Se eu pudesse definir as relações a dois em uma única palavra eu diria sem pensar duas vezes: recomeçar. Relacionamentos nada mais são do que ciclos eternos, persistentes e constantes de recomeços. Desses que dia a dia mudam um pouquinho de quem a gente é por dentro e, com sorte, nos fazem transcender a um novo patamar de maturidade graças à convivência, à rotina, ao que todas as manhãs nos motiva a continuar. O fato é que nem sempre abraçamos com ternura os descompassos que muitas vezes nos forçam a repensar a caminhada. E aí é que mora o dilema: na grande maioria das vezes não é a travessia que precisa ser reconsiderada é a forma como você encara aquilo que não deveria passar de um mero aborrecimento.
Eu digo sempre que desconfio de relacionamentos que não apresentam pontos de conflito. Se o momento é devidamente aproveitado eu acho saudável, útil e bastante produtivo para os que desejam crescer como casal. Para os que têm o discernimento de que é preciso analisar oproblema com os olhos de dois e que nessa conversa o ego precisa necessariamente ficar de fora, discussões pontuais não tomam uma proporção maior do que aquilo que elas realmente são.
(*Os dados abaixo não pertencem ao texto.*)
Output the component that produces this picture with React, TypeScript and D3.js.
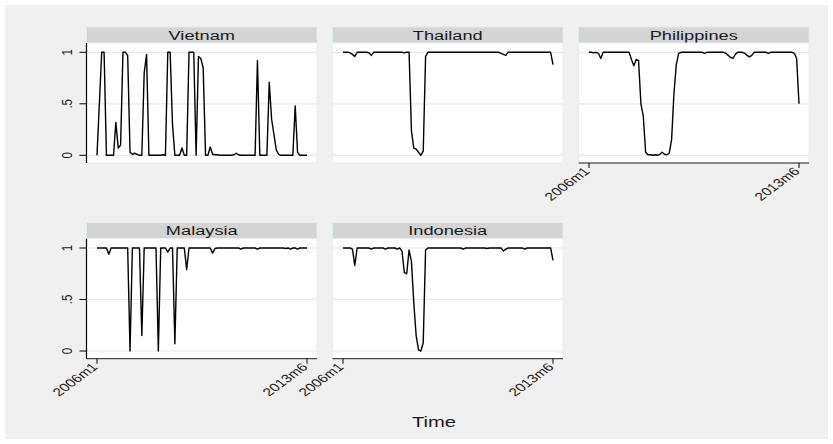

Não tem uma semana de “bico”, de cara virada, de troca de farpas e acusações, muito menos desistências. Ninguém decide pular do barco simplesmente porque não teve suas vontades satisfeitas.
Em uma parceria de verdade, diferente do que se vê por aí, não dormir brigado é obrigatoriamente uma premissa. E falo mais, quando a mágoa for muito grande, dessas que a gente precisa de um tempo para destilar, se permita doer no quentinho da cama, guarde um tempo a sós para si, mas abra os olhos no dia seguinte e comece de novo. E de novo, e de novo, e assim por diante. Precisamos começar a absorver a concepção de que as pessoas erram sim. Não podemos exigir perfeição quando nem a gente consegue corresponder a esta expectativa. A única coisa que podemos contar dentro de uma relação é com o carinho e o cuidado do outro com o nosso segundo de falha. Mais importante ainda: nãotransforme o ratinho em um elefante. Vocês como um casal são a soma daquilo que cada um individualmente vê.
Chega de tentar romper relações por motivos mesquinhos, chega de cobrar por um estereótipo de parceria inexistente, chega de “pequenices”. Não é fácil, não se aprende nos livros e frequentemente pode deixar uma cicatriz aqui ou ali. Mas, faz parte. Conversem, se acertem, encontrem um denominador comum e sigam adiante. Recomecem sempre que acharem necessário, independente se é a milésima vez naquele mesmo dia, naquela mesma hora, naquele mesmo olhar.
Deixe a tempestade trovejar enquanto ela desaba. Nem mais, nem menos. Após o temporal a gente recupera aquilo que saiu do lugar e deixa a brisa leve da lembrança dissipar os resquícios do desastre. Que no dia seguinte a única memória da passagem do furacão seja o cheiro de terra molhada. Sem rancor nos olhos, descaso no fino trato, tampouco frieza no abraço. Porque vai chover sempre, a gente é que não pode se desfazer por inteiro cada vez que uma folha sair do lugar. Ela se foi dali, mas amanhã está acolá tentando recomeçar. Seja como ninho, seja como adubo, seja como lar.